Job Market Trends for Airline Pilot Jobs

Airline pilot jobs are easy enough to find but difficult to get. Fortunately for pilots, the job market is well-organized. You can even search for airline pilot jobs in specific types of planes and apply for assessments with airlines around the world in a pretty civilized environment.

However, pilots are also afflicted with the airline industry's woes. Airlines routinely go through bumpy economic situations. These bumpy times can play havoc with airline pilot jobs. Fiscal cuts can reduce flights and reduce demand for pilots. Cuts can also wreck the "seniority" position of a pilot by putting him or her at the bottom of the scale in a new job.

Job Issues for Airline Pilots

If you're considering airline pilot jobs in your decision for a future career, you should recognize the following issues that will affect how easily you can move between different positions.

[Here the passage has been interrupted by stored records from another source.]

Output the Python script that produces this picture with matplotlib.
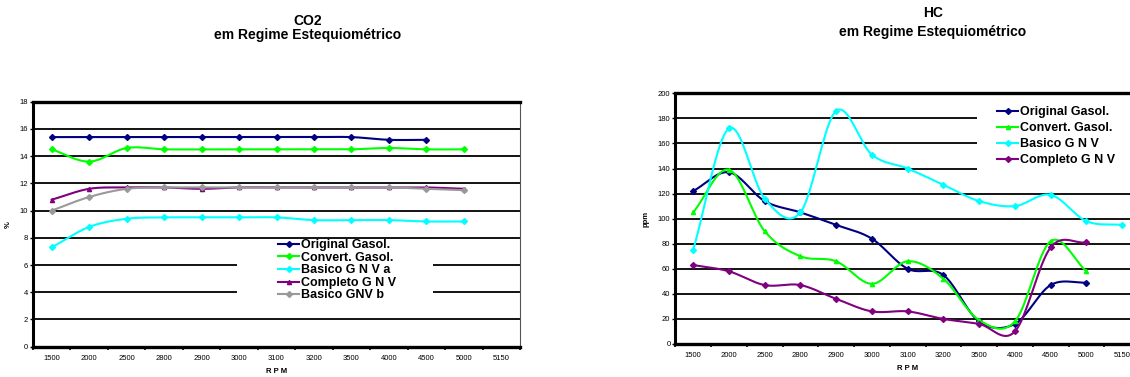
import numpy as np
import matplotlib
matplotlib.use("Agg")
import matplotlib.pyplot as plt
from matplotlib.patches import Rectangle

plt.rcParams['font.family'] = ['Liberation Sans', 'DejaVu Sans']

# Dados
rpm = ["1500", "2000", "2500", "2800", "2900", "3000", "3100", "3200",
       "3500", "4000", "4500", "5000", "5150"]

# CO2 (%)
co2_original = [15.4, 15.4, 15.4, 15.4, 15.4, 15.4, 15.4, 15.4, 15.4, 15.2, 15.2]
co2_convert = [14.5, 13.6, 14.6, 14.5, 14.5, 14.5, 14.5, 14.5, 14.5, 14.6, 14.5, 14.5]
co2_basico_a = [7.3, 8.8, 9.4, 9.5, 9.5, 9.5, 9.5, 9.3, 9.3, 9.3, 9.2, 9.2]
co2_completo = [10.8, 11.6, 11.7, 11.7, 11.6, 11.7, 11.7, 11.7, 11.7, 11.7, 11.7, 11.6]
co2_basico_b = [10.0, 11.0, 11.6, 11.7, 11.7, 11.7, 11.7, 11.7, 11.7, 11.7, 11.6, 11.5]

# HC (ppm)
hc_original = [122, 137, 114, 105, 95, 84, 60, 55, 18, 16, 47, 49]
hc_convert = [105, 139, 90, 70, 66, 48, 66, 52, 19, 18, 82, 58]
hc_basico = [75, 172, 116, 105, 186, 151, 140, 127, 114, 110, 119, 98, 95]
hc_completo = [63, 58, 47, 47, 36, 26, 26, 20, 16, 10, 77, 81]

NAVY = '#000080'
GREEN = '#00ff00'
CYAN = '#00ffff'
PURPLE = '#800080'
GRAY = '#999999'

N = 20


def smooth(y):
    # curva suavizada (tipo Excel / Catmull-Rom) passando pelos pontos
    y = np.asarray(y, dtype=float)
    x = np.arange(len(y), dtype=float)
    p = np.concatenate([[2 * y[0] - y[1]], y, [2 * y[-1] - y[-2]]])
    xs, ys = [], []
    t = np.linspace(0, 1, N, endpoint=False)
    for i in range(len(y) - 1):
        p0, p1, p2, p3 = p[i], p[i + 1], p[i + 2], p[i + 3]
        m1 = (p2 - p0) / 2
        m2 = (p3 - p1) / 2
        h00 = 2 * t**3 - 3 * t**2 + 1
        h10 = t**3 - 2 * t**2 + t
        h01 = -2 * t**3 + 3 * t**2
        h11 = t**3 - t**2
        ys.append(h00 * p1 + h10 * m1 + h01 * p2 + h11 * m2)
        xs.append(x[i] + t)
    xs.append([x[-1]])
    ys.append([y[-1]])
    return np.concatenate(xs), np.concatenate(ys)


def serie(ax, y, color, label, marker='D'):
    xs, ys = smooth(y)
    ax.plot(xs, ys, color=color, lw=1.5, label=label, marker=marker,
            markersize=3, markevery=slice(0, None, N), zorder=3)


def estilo(ax, ymax, ystep):
    ax.set_xlim(-0.5, len(rpm) - 0.5)
    ax.set_ylim(0, ymax)
    ax.set_xticks(np.arange(len(rpm)))
    ax.set_xticklabels(rpm)
    ax.set_xticks(np.arange(-0.5, len(rpm)), minor=True)
    ax.tick_params(axis='x', which='major', length=0, pad=6, labelsize=5.5)
    ax.tick_params(axis='x', which='minor', length=2.5, width=1.2, direction='out')
    ax.set_yticks(np.arange(0, ymax + 1, ystep))
    ax.tick_params(axis='y', length=2.5, width=1, pad=1, labelsize=5.5)
    ax.yaxis.grid(True, color='black', lw=1.3)
    ax.set_axisbelow(True)
    ax.spines['left'].set_linewidth(2.2)
    ax.spines['bottom'].set_linewidth(2.4)
    ax.spines['top'].set_linewidth(2.4)
    ax.spines['right'].set_linewidth(0.8)
    ax.spines['right'].set_color('#555555')


fig = plt.figure(figsize=(11.3, 3.77), dpi=100)
W, H = 1130, 377

# ---- CO2 ----
ax1 = fig.add_axes([33 / W, 1 - 346.7 / H, 487 / W, 245 / H])
estilo(ax1, 18, 2)
serie(ax1, co2_original, NAVY, 'Original Gasol.')
serie(ax1, co2_convert, GREEN, 'Convert. Gasol.')
serie(ax1, co2_basico_a, CYAN, 'Basico G N V a')
serie(ax1, co2_completo, PURPLE, 'Completo G N V', marker='^')
serie(ax1, co2_basico_b, GRAY, 'Basico GNV b')
ax1.add_patch(Rectangle((237 / W, 1 - 302 / H), 196 / W, 62 / H,
                        transform=fig.transFigure, facecolor='white',
                        edgecolor='none', zorder=1))
ax1.legend(loc='upper left', bbox_to_anchor=(278 / W, 1 - 239 / H),
           bbox_transform=fig.transFigure, frameon=False, borderpad=0,
           borderaxespad=0, handlelength=1.7, handletextpad=0.15,
           labelspacing=0.05, prop={'weight': 'bold', 'size': 9})
ax1.set_ylabel('%', fontsize=5.5, fontweight='bold', labelpad=6)
ax1.set_xlabel('R P M', fontsize=5.5, fontweight='bold', labelpad=4)
fig.text(308 / W, 1 - 20.7 / H, 'CO2', ha='center', va='center',
         fontsize=10, fontweight='bold')
fig.text(308 / W, 1 - 35 / H, 'em Regime Estequiométrico', ha='center',
         va='center', fontsize=10, fontweight='bold')

# ---- HC ----
ax2 = fig.add_axes([675.3 / W, 1 - 344 / H, 464.7 / W, 250.7 / H])
estilo(ax2, 200, 20)
serie(ax2, hc_original, NAVY, 'Original Gasol.')
serie(ax2, hc_convert, GREEN, 'Convert. Gasol.', marker='^')
serie(ax2, hc_basico, CYAN, 'Basico G N V')
serie(ax2, hc_completo, PURPLE, 'Completo G N V')
ax2.add_patch(Rectangle((977 / W, 1 - 170 / H), 170 / W, 77 / H,
                        transform=fig.transFigure, facecolor='white',
                        edgecolor='none', zorder=1))
ax2.legend(loc='upper left', bbox_to_anchor=(997 / W, 1 - 106 / H),
           bbox_transform=fig.transFigure, frameon=False, borderpad=0,
           borderaxespad=0, handlelength=1.7, handletextpad=0.15,
           labelspacing=0.33, prop={'weight': 'bold', 'size': 9})
ax2.set_ylabel('ppm', fontsize=5.5, fontweight='bold', labelpad=6)
ax2.set_xlabel('R P M', fontsize=5.5, fontweight='bold', labelpad=4)
fig.text(933 / W, 1 - 13.3 / H, 'HC', ha='center', va='center',
         fontsize=10, fontweight='bold')
fig.text(933 / W, 1 - 31.7 / H, 'em Regime Estequiométrico', ha='center',
         va='center', fontsize=10, fontweight='bold')

fig.savefig('out.png', dpi=100)
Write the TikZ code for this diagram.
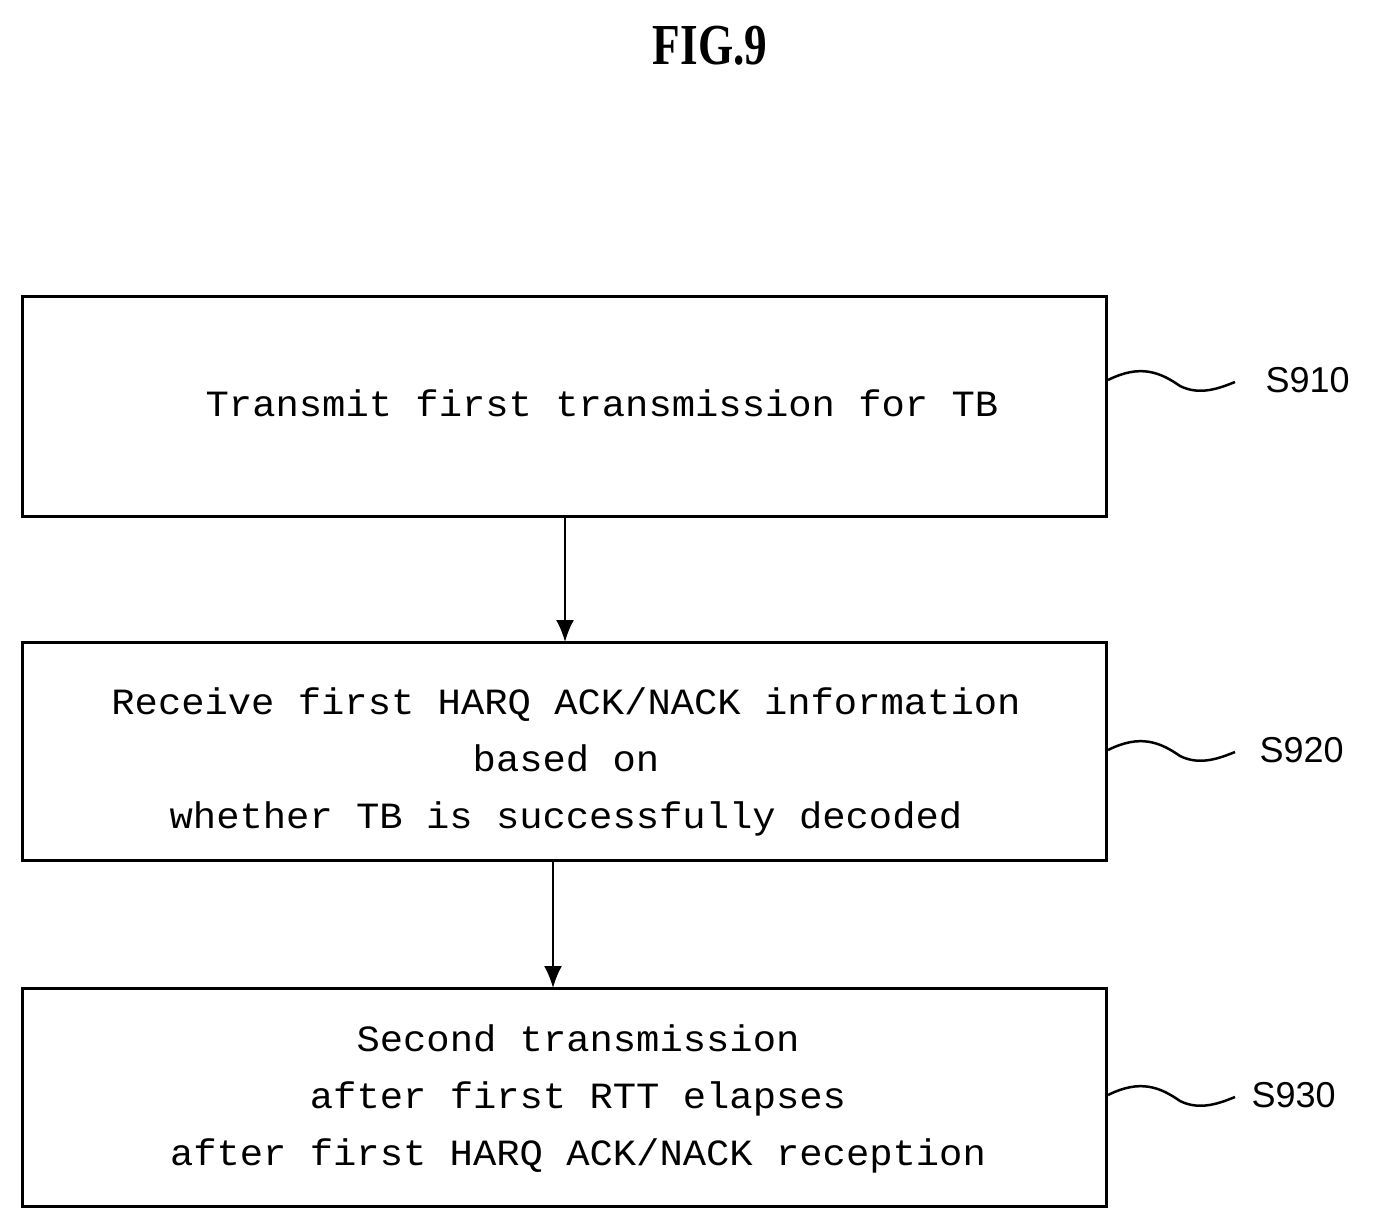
\documentclass[tikz,border=0pt]{standalone}
\usepackage{fontspec}
\setmainfont{Liberation Mono}
\newfontfamily\lab{Liberation Sans}
\newfontfamily\ttl{Liberation Serif}
\begin{document}
\begin{tikzpicture}[x=1pt,y=-1pt,
  box/.style={draw,line width=3pt},
  txt/.style={font=\fontsize{37}{57}\selectfont,align=center,xscale=1.05},
  arr/.style={line width=2pt,-{Latex[length=22pt,width=18pt]}},
  wave/.style={line width=2.5pt},
  lbl/.style={font=\lab\fontsize{36}{40}\selectfont,anchor=west}]
\usetikzlibrary{arrows.meta}
\useasboundingbox (0,0) rectangle (1378,1230);
\node[font=\ttl\bfseries\fontsize{58}{60}\selectfont,xscale=0.78] (title) at (710,46) {FIG.9};
\draw[box] (22,297) rectangle (1106,516);
\draw[box] (22,642) rectangle (1106,860);
\draw[box] (22,988) rectangle (1106,1206);
\node[txt] (b1) at (602,403) {Transmit first transmission for TB};
\node[txt] (b2) at (566,762) {Receive first HARQ ACK/NACK information\\based on\\whether TB is successfully decoded};
\node[txt] (b3) at (578,1099) {Second transmission\\after first RTT elapses\\after first HARQ ACK/NACK reception};
\coordinate (a1) at (565,516); \coordinate (a1e) at (565,642);
\coordinate (a2) at (553,860); \coordinate (a2e) at (553,988);
\draw[arr] (a1) -- (a1e);
\draw[arr] (a2) -- (a2e);
\foreach \y/\t/\lx in {380/S910/1262,750/S920/1256,1095/S930/1248}{
  \draw[wave] (1108,\y) .. controls (1140,\y-16) and (1160,\y-8) .. (1180,\y+6) .. controls (1200,\y+16) and (1220,\y+8) .. (1235,\y+2);
  \node[lbl] at (\lx,\y) {\t};
}
\end{tikzpicture}
\end{document}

  • Lack of ratings can restrict your job options. Pilots obtain training and ratings to fly classes and types of planes. The ratings you already possess will affect your range of job possibilities. If another candidate already has the rating and experience in a plane, they may seem more appealing to the employer.
  • International jobs aren't always a workable alternative. Job quality, salary, flight slots, seniority and other issues can make these jobs truly tough. Working for a domestic regional airline in another country also isn't always a great job, nor does it necessarily help create more career options.
  • New airliners may create some issues for pilots. The number of hours of command time on a class of plane, for example, can start at 500, with 5000 in total flight time, the basic requirement for A320s.
  • Regional and domestic jobs may not be great career moves. Although domestic and regional airlines are usually good enough jobs, if you're after international flying, they're no great asset because they involve a different class of flying. Regional carriers, however, can help you build flight time to meet the requirements of other employers.

The fact is that pilots don't often have much leeway for choice. The job market works on what's possible. This can lead to some unavoidable expediency in job choices, based on a limited number of options.

Staying Ahead of the Trends in Airline Pilot Jobs

Despite the global issues with air travel, airline capacity and demand is picking up over the long term. That's pushing a baseline demand for pilots. Domestic and regional airlines are also carrying more passengers on longer-term trends.

The only real working option is continuous job mobility. Airline pilots must maneuver into the right position and take advantage of market opportunities if they occur. To ensure a steady climb through airline pilot jobs, you should commit yourself to regular and ongoing education. If possible you should stay up to date on systems and ratings.